Like many other companies, SF Intra-city’s business has begun to bounce back with the end of China’s Covid restrictions at the end of last year. Its revenue rose 28.8% to 5.75 billion yuan ($786 million) in the first half of the year, while its gross profit more than doubled to 383.4 million yuan, according to its interim results released in August. It also returned to the black with a half-year profit of 30.3 million yuan, reversing a 143.9 million yuan loss a year earlier.

SF Intra-city is one of two listed offspring of SF Holding. The other is SF Real Estate Investment Trust (2191.HK), operator of three premium logistics centers, which raised HK$2.6 billion in its IPO that became Hong Kong’s first logistics real estate investment trust (REIT) in 2021. Much like its sister company, SF REIT started off strongly as a publicly traded company, only to flounder under China’s strict Covid controls last year. Its shares are about 40% below their offer price, despite strong revenue and profit growth.

SF Intra-city is the larger of the pair by market cap, with a HK$6.6 billion valuation that’s more than twice the HK$2.1 billion for SF REIT. But it’s the opposite when it comes to investor favor. SF Intra-city currently trades at a price-to-sales (P/S) ratio of just 0.52, while its smaller sibling trades at a frothy 4.7, perhaps reflecting SF REIT’s unique position as a publicly traded logistics real estate company. JD.com-backed (JD.US; 9618.HK) Dada Nexus (DADA.US), which offers intra-city delivery services, trades at a P/S ratio of 0.68, which is slightly ahead of SF Intra-city.

Both SF offspring are controlled by Wang Wei, founder of SF Holding Co., also called SF Express, which made a backdoor listing in Shenzhen in 2017. The company filed for a second listing in Hong Kong in August, with Goldman Sachs, Huatai Securities and JP Morgan as underwriters.

Logistics leader

SF Express is one China’s leading logistics companies with a market value of 193 billion yuan. Its preliminary IPO prospectus for the Hong Kong listing showed it covered 208 countries and regions and owned 95 aircraft and 176,000 vehicles. Like its offspring, its Shenzhen-listed shares have slumped by one-third this year despite posting strong revenue and profit growth last year.

Often called the “FedEx of China,” SF Express’ share sale could raise up to $3 billion, giving it more fuel in its bid to become a global contender that can compete with market leaders like UPS (UPS.US), Deutsch Post AG (DHL.DE) and FedEx Corp (FDX.US).

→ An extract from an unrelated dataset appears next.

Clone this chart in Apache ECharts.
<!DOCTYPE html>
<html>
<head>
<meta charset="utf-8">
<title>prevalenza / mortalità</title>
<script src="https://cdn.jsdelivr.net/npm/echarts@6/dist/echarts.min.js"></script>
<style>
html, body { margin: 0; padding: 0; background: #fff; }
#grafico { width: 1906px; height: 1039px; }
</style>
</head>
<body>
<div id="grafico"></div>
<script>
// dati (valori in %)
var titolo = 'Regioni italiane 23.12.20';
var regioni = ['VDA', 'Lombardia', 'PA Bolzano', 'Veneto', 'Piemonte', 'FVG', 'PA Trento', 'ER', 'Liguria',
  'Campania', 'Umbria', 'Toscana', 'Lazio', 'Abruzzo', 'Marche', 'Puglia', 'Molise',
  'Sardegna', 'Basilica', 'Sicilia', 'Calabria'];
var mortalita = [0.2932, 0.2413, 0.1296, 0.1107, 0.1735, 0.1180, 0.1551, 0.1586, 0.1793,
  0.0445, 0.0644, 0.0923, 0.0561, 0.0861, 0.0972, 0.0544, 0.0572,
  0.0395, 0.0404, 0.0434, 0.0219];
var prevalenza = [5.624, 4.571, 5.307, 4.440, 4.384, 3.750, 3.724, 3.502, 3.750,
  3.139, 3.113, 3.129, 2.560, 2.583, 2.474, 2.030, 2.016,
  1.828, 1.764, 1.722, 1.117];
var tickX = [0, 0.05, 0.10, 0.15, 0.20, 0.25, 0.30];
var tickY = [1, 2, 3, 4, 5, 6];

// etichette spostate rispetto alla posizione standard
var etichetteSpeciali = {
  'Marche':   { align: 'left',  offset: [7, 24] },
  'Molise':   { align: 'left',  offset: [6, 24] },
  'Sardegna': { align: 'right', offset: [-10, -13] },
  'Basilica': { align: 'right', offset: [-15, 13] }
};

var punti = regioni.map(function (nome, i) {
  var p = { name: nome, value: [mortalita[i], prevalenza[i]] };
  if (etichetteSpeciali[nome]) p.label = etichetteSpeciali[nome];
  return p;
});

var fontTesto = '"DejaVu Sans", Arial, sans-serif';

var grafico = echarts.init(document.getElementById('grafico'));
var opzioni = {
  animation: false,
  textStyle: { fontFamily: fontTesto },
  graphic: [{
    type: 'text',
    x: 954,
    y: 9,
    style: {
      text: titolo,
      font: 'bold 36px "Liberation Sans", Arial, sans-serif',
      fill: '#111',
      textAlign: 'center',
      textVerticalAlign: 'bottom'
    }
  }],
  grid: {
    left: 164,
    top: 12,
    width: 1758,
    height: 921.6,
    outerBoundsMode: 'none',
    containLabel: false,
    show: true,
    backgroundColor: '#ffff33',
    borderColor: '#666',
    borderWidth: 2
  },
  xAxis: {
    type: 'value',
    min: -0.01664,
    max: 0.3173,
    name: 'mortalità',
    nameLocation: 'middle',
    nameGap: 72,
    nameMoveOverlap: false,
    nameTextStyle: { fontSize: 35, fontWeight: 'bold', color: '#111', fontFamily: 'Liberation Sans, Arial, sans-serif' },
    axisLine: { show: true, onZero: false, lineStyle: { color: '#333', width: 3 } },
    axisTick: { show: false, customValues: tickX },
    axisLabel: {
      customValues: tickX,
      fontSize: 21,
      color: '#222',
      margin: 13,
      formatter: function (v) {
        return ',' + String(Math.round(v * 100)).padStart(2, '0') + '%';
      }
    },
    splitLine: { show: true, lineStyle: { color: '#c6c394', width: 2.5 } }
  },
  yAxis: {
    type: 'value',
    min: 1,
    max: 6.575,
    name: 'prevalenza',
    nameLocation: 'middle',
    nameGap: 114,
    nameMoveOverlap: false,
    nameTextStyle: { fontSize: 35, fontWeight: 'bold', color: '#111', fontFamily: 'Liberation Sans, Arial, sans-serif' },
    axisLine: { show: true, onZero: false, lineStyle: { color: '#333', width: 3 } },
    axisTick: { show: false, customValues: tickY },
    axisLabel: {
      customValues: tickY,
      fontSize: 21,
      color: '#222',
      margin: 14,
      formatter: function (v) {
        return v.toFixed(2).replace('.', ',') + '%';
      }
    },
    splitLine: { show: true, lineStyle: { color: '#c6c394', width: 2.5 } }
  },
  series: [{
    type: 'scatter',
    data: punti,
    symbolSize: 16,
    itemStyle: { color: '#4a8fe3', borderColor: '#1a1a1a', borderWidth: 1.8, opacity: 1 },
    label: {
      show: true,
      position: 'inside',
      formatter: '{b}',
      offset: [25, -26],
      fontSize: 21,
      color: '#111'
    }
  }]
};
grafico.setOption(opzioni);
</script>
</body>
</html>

Wang is chairman of both of the two smaller listed SF companies, and owns about 60% of each. He was China’s third richest man in 2017 when he sported a black windbreaker with his company’s logo, blue jeans and running shoes, as he rang the bell at the Shenzhen Stock Exchange for SF Express’ backdoor listing. He started the business in the South China city of Shunde near Hong Kong in 1993 with six men and a van doing parcel delivery. At that time the delivery business was still illegal for private companies.

The son of college professors, Wang’s family moved to Hong Kong when he was a child, and his parents had to start from scratch because their degrees were not acknowledged in the city that was then a British crown colony. In a rare interview with the People’s Daily in 2011, Wang admitted that he had started his business in a gray area, like many entrepreneurs of his generation when China was just starting to widely adopt market-style reforms and allow private businesses.

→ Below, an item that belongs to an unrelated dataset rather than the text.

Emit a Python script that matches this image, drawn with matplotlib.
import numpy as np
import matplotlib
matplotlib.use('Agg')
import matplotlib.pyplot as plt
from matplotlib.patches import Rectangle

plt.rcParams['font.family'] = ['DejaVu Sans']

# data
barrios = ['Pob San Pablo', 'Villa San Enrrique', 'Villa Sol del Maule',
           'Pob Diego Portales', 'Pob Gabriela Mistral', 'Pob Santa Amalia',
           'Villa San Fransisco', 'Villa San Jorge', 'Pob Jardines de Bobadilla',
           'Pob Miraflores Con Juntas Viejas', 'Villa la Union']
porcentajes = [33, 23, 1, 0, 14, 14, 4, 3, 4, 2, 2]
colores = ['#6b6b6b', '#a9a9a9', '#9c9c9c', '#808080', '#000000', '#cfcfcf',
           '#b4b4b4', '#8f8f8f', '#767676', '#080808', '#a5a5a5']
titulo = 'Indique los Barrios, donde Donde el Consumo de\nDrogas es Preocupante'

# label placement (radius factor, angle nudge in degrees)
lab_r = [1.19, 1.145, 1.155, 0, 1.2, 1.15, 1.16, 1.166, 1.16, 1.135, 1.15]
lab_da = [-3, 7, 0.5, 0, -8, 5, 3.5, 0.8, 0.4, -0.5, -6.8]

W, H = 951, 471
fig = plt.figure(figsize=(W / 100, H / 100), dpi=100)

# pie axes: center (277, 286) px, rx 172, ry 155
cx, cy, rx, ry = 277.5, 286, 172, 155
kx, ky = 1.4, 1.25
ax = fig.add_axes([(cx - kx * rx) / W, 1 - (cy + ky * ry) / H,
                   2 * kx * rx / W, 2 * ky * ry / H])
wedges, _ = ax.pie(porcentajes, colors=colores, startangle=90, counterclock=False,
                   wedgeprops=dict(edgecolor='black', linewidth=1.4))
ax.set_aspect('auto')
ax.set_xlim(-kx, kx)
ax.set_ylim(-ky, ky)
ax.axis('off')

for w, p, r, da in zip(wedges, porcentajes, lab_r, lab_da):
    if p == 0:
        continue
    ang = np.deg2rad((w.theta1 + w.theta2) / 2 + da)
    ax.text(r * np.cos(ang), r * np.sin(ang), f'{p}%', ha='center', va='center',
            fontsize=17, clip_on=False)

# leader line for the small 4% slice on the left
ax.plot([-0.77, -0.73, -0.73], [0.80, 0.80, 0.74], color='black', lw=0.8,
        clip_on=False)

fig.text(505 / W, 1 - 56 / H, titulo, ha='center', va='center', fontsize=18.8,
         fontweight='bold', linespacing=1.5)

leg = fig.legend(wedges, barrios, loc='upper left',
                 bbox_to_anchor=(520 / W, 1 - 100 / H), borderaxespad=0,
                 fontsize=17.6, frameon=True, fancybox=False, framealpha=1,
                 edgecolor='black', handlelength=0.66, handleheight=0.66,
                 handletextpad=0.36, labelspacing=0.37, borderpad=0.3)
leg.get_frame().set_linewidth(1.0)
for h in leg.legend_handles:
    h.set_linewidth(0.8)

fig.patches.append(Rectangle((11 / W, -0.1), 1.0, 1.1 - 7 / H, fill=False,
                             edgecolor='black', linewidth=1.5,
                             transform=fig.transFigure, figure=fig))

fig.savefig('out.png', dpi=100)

One of the biggest costs for all three listed members of the SF family is labor. Of SF Intra-city’s 5.3 billion yuan in cost of revenues in the first half of the year, 5.2 billion yuan came from labor outsourcing costs.

Neither SF Express or SF REIT break out their labor costs, but such costs are also likely quite high. After all, somebody needs to drive SF Express’ 176,000 vehicles, ranging from trucks to scooters, that are a fixture on streets across China. SF REIT’s labor costs come from the large workforces need to operate its warehouses.

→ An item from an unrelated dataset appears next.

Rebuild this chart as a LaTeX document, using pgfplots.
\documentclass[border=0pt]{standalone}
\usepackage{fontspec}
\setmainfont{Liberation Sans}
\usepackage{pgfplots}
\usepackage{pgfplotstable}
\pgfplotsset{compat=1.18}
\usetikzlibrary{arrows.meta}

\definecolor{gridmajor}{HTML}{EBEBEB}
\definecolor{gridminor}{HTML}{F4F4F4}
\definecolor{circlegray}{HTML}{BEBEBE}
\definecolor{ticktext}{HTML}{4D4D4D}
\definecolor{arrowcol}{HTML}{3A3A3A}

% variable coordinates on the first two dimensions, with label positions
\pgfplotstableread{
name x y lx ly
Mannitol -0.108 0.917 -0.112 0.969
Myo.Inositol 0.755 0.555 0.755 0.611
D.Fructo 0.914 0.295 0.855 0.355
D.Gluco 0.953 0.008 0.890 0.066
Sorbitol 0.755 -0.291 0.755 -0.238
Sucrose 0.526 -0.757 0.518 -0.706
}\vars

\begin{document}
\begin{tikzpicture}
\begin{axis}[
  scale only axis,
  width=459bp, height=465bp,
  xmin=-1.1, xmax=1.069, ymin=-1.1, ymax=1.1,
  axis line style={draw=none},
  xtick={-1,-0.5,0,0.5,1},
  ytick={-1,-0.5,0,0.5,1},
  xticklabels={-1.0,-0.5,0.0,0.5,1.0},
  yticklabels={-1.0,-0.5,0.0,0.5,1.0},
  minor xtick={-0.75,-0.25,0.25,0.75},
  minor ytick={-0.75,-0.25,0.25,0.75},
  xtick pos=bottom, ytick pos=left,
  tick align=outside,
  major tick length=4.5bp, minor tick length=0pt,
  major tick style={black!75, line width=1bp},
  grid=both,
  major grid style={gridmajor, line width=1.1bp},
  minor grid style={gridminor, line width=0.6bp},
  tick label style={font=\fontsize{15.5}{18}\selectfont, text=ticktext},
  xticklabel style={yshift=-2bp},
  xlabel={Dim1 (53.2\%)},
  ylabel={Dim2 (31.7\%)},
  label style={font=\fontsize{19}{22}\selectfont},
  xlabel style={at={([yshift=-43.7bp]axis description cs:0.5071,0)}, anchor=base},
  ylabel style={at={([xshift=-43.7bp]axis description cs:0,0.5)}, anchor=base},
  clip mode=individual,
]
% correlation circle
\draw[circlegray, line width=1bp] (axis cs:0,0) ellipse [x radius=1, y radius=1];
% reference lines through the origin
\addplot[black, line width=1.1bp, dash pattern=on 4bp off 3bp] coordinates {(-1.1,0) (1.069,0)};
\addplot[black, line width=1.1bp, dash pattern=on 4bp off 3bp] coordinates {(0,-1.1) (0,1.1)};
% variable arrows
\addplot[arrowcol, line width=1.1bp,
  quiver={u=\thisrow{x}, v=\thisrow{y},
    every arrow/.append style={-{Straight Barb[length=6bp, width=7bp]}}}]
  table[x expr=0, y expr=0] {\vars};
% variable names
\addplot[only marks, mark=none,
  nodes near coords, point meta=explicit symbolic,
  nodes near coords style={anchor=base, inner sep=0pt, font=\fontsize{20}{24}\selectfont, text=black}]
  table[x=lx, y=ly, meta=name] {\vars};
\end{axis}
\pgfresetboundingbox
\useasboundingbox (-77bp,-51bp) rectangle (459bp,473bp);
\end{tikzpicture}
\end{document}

The main factor holding back SF Express from moving ahead with its Hong Kong IPO, and depressing its two offspring’s shares, is undoubtedly the current lack of market appetite for China stocks, especially ones with a high consumer exposure. Another factor may be rising wages for SF Express’ thousands of employees, which are also gradually making China less competitive as a manufacturing base.